As the potential uses for blockchain technology expand, industry agreements on common technical standards will become increasingly important to ensure frictionless interactions between participants and lower transaction costs.
From a competition law perspective, standards that create compatibility between competing technology platforms are generally considered to be procompetitive. Nevertheless, when competitors get together in a blockchain consortium to discuss a new standard, they should take certain precautions to avoid falling foul of competition laws.
For example, they should ensure that participation in the consortium is not unduly restricted, the procedure for setting the relevant standard is transparent and access to the adopted standard should be on fair, reasonable and non-discriminatory (FRAND) terms.
On the other hand, consortia that exclude certain participants from the standard-setting discussions or impose restrictions on their members’ ability to work with other consortia may attract scrutiny from regulators. This is unless the consortium members can show that these restrictions are reasonably necessary to allow the consortium to achieve its objectives (and that any resulting efficiencies are passed on to consumers).
Access rights to private blockchains
Private (also known as ‘permissioned’) ledgers require an invitation to join and generally have a set of rules governing who is allowed to participate.
If access to the network is a requirement for activity on the market, participants attempting to exclude certain competitors from accessing the distributed ledger should consider whether such a refusal may violate competition laws.
Restrictive membership policies may be justified if the rules help the consortium operate more efficiently (eg if the third party does not comply with data protection or cyber security protocols). But members should ensure that any rules they impose on new joiners are reasonable and based on objectively justifiable criteria.
Information exchange and collusion risk
The exchange of public, historical and/or aggregated information is typically regarded as benign under competition laws, particularly if the exchange is necessary to achieve the procompetitive outcomes of the collaboration.
On the other hand, current or future prices or other competitively sensitive information should not be shared as this may reduce competition or even facilitate price fixing.
Each competitor on the same blockchain network keeps an identical record of all transactions cleared within the distributed ledger.
The level of detail about individual transactions that is stored on the distributed ledger will depend on the rules of the particular blockchain.
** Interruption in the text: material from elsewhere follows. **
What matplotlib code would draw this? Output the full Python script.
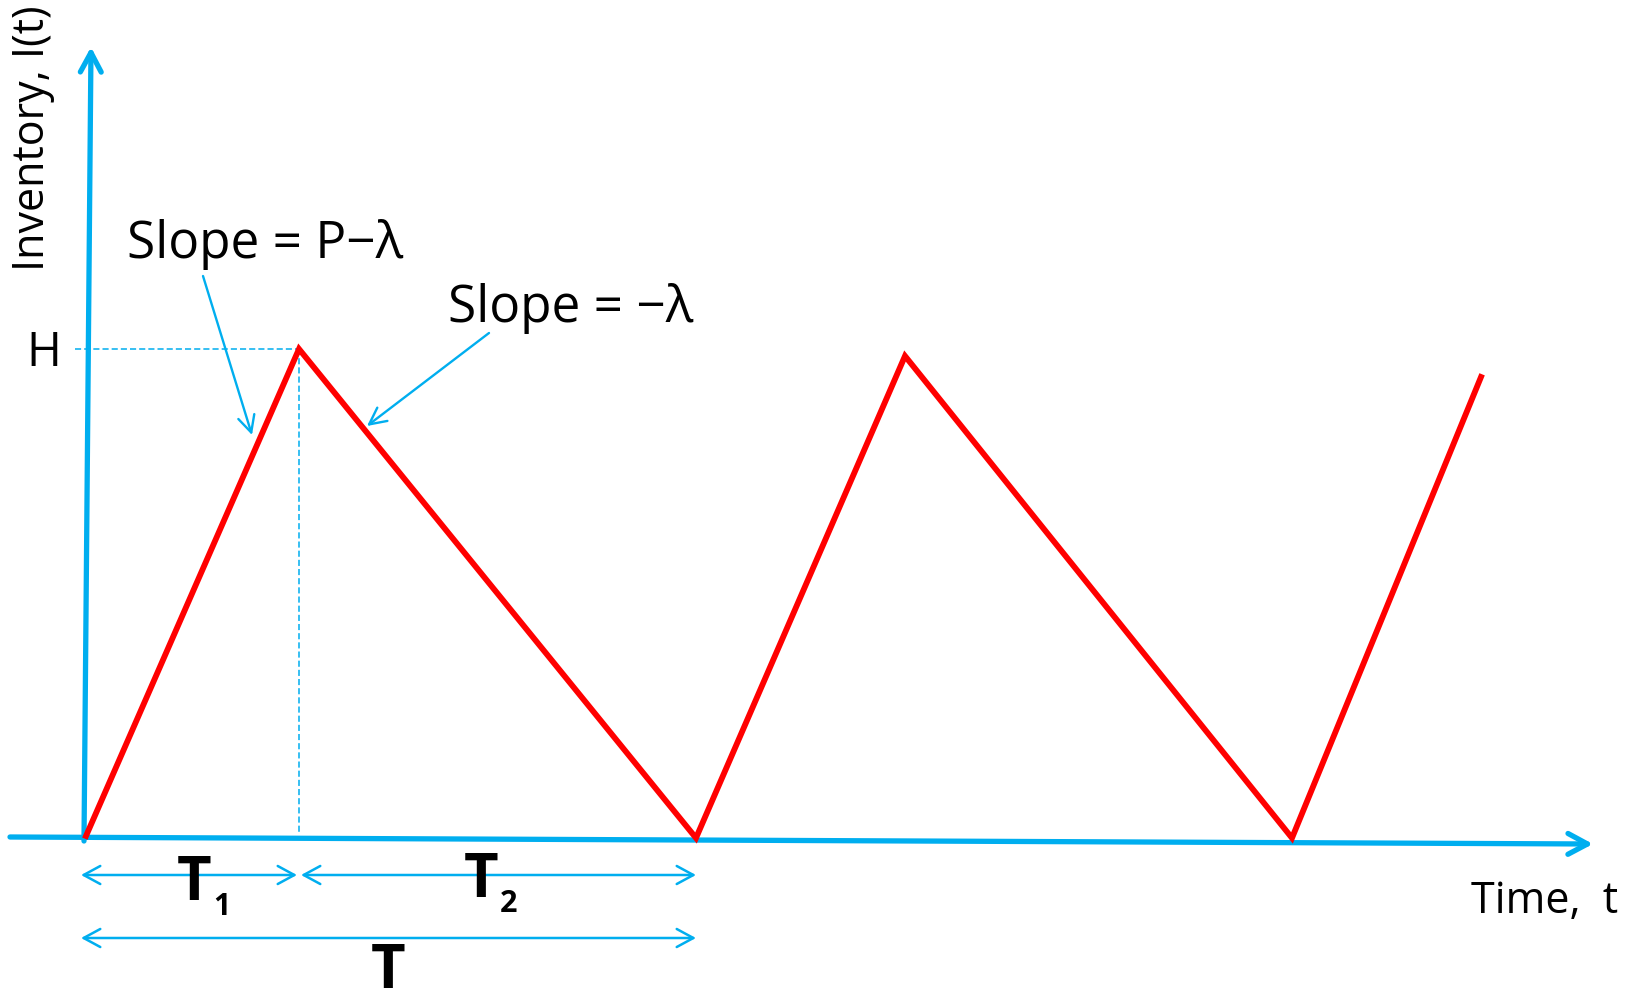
import matplotlib
matplotlib.use("Agg")
import matplotlib.pyplot as plt

# inventory cycle (time, inventory level), in pixel-like units from the origin
t_pts = [2, 215, 612, 821, 1208, 1397]
inv_pts = [2, 489, 0, 482, 0, 461]

blue = '#00AEEF'
red = '#FF0000'
fam = ['Open Sans', 'DejaVu Sans']

fig = plt.figure(figsize=(16.33, 9.96), dpi=100)
ax = fig.add_axes([0, 0, 1, 1])
ax.set_xlim(-84, 1633 - 84)
ax.set_ylim(838 - 996, 838)
ax.axis('off')


def arrow(p0, p1, style, lw, ls='-'):
    ax.annotate('', xy=p1, xytext=p0,
                arrowprops=dict(arrowstyle=style, color=blue, lw=lw, ls=ls,
                                shrinkA=0, shrinkB=0, mutation_scale=1))


# axes with arrow heads
arrow((0, -3), (7, 791), '->,head_length=14,head_width=7.5', 3.8)
arrow((-74, 1), (1509, -6), '->,head_length=14,head_width=7.5', 3.8)

# red saw-tooth
ax.plot(t_pts, inv_pts, color=red, lw=4.2, solid_joinstyle='miter', zorder=5)

# H guides
ax.plot([-9, t_pts[1]], [inv_pts[1], inv_pts[1]], color=blue, lw=1.1, ls=(0, (4, 2)))
ax.plot([t_pts[1], t_pts[1]], [inv_pts[1], 5], color=blue, lw=1.1, ls=(0, (4, 2)))

# slope annotations
arrow((119, 562), (168, 403), '->,head_length=12,head_width=6', 1.7)
arrow((405, 505), (283, 412), '->,head_length=12,head_width=6', 1.7)
ax.text(43, 580, 'Slope = P\u2212\u03bb', fontsize=37, family=fam, ha='left', va='baseline')
ax.text(364, 516, 'Slope = \u2212\u03bb', fontsize=37, family=fam, ha='left', va='baseline')

# period arrows
arrow((t_pts[0] - 5, -37), (t_pts[1] - 2, -37), '<->,head_length=12,head_width=6.5', 1.8)
arrow((t_pts[1] + 2, -37), (t_pts[2], -37), '<->,head_length=12,head_width=6.5', 1.8)
arrow((t_pts[0] - 5, -100), (t_pts[2], -100), '<->,head_length=12,head_width=6.5', 1.8)

ax.text(110, -62, 'T', fontsize=43, family=fam, weight='bold', ha='center', va='baseline')
ax.text(138, -77, '1', fontsize=22, family=fam, weight='bold', ha='center', va='baseline')
ax.text(397, -59, 'T', fontsize=43, family=fam, weight='bold', ha='center', va='baseline')
ax.text(425, -74, '2', fontsize=22, family=fam, weight='bold', ha='center', va='baseline')
ax.text(304, -150, 'T', fontsize=43, family=fam, weight='bold', ha='center', va='baseline')

# labels
ax.text(-40, 472, 'H', fontsize=34, family=fam, ha='center', va='baseline')
ax.text(-51, 700, 'Inventory, I(t)', fontsize=31, family=fam, rotation=90,
        ha='center', va='center')
ax.text(1534, -75, 'Time,  t', fontsize=31, family=fam, ha='right', va='baseline')

fig.savefig('out.png', dpi=100, facecolor='white')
As a result, companies should be aware of the nature of the information they share on distributed ledgers and carefully consider their participation in blockchain consortia.
A layer of cryptographic privacy may need to be added to obfuscate competitively sensitive transaction data. Alternatively, members may wish to store competitively sensitive information such as transaction amounts off-chain, and use the blockchain simply to record information about the transacting parties and the ownership status of certain assets.
Competition authorities are alive to new forms of information exchange and collusion. (Take the Libor and FX cases in the financial services sector, or the authorities’ recent interest in algorithms as an example.) So the authorities can be expected to take a close look at the information disseminated on, and the structural characteristics of, distributed ledger networks.
In addition to collusion through information exchange, competition law scrutiny may also extend to the way transactions are approved by consortium members.
The validation of transactions on a blockchain is performed by all members (or ‘nodes’) in accordance with certain pre-set rules (the so-called ‘consensus mechanism’). A transaction will only be added to the blockchain if a sufficient number of nodes agree that the transaction is valid.
Competition authorities may well take a close look at consensus mechanisms in future to ensure that they do not have any anticompetitive effects.
Companies should ensure that the mechanism does not prioritise the clearance of transactions of certain consortium members or boycott transactions by particular parties.
The creation of a blockchain consortium may result in a notifiable transaction in certain jurisdictions, even if the project does not have any operations in that jurisdiction.
In many cases, approval from the relevant competition authorities may be required before the consortium can be implemented.
Companies should seek legal advice early on in the process before setting up blockchain consortia.
Violations of competition law can result in lengthy investigations and large fines.
In some jurisdictions, they can also expose companies to private litigation and, in the most serious cases, potential criminal liability.
It is not yet clear how competition authorities will approach the regulatory issues raised by blockchain technology. But it is important for companies to be aware of the potential competition law risks as they begin to harness its benefits.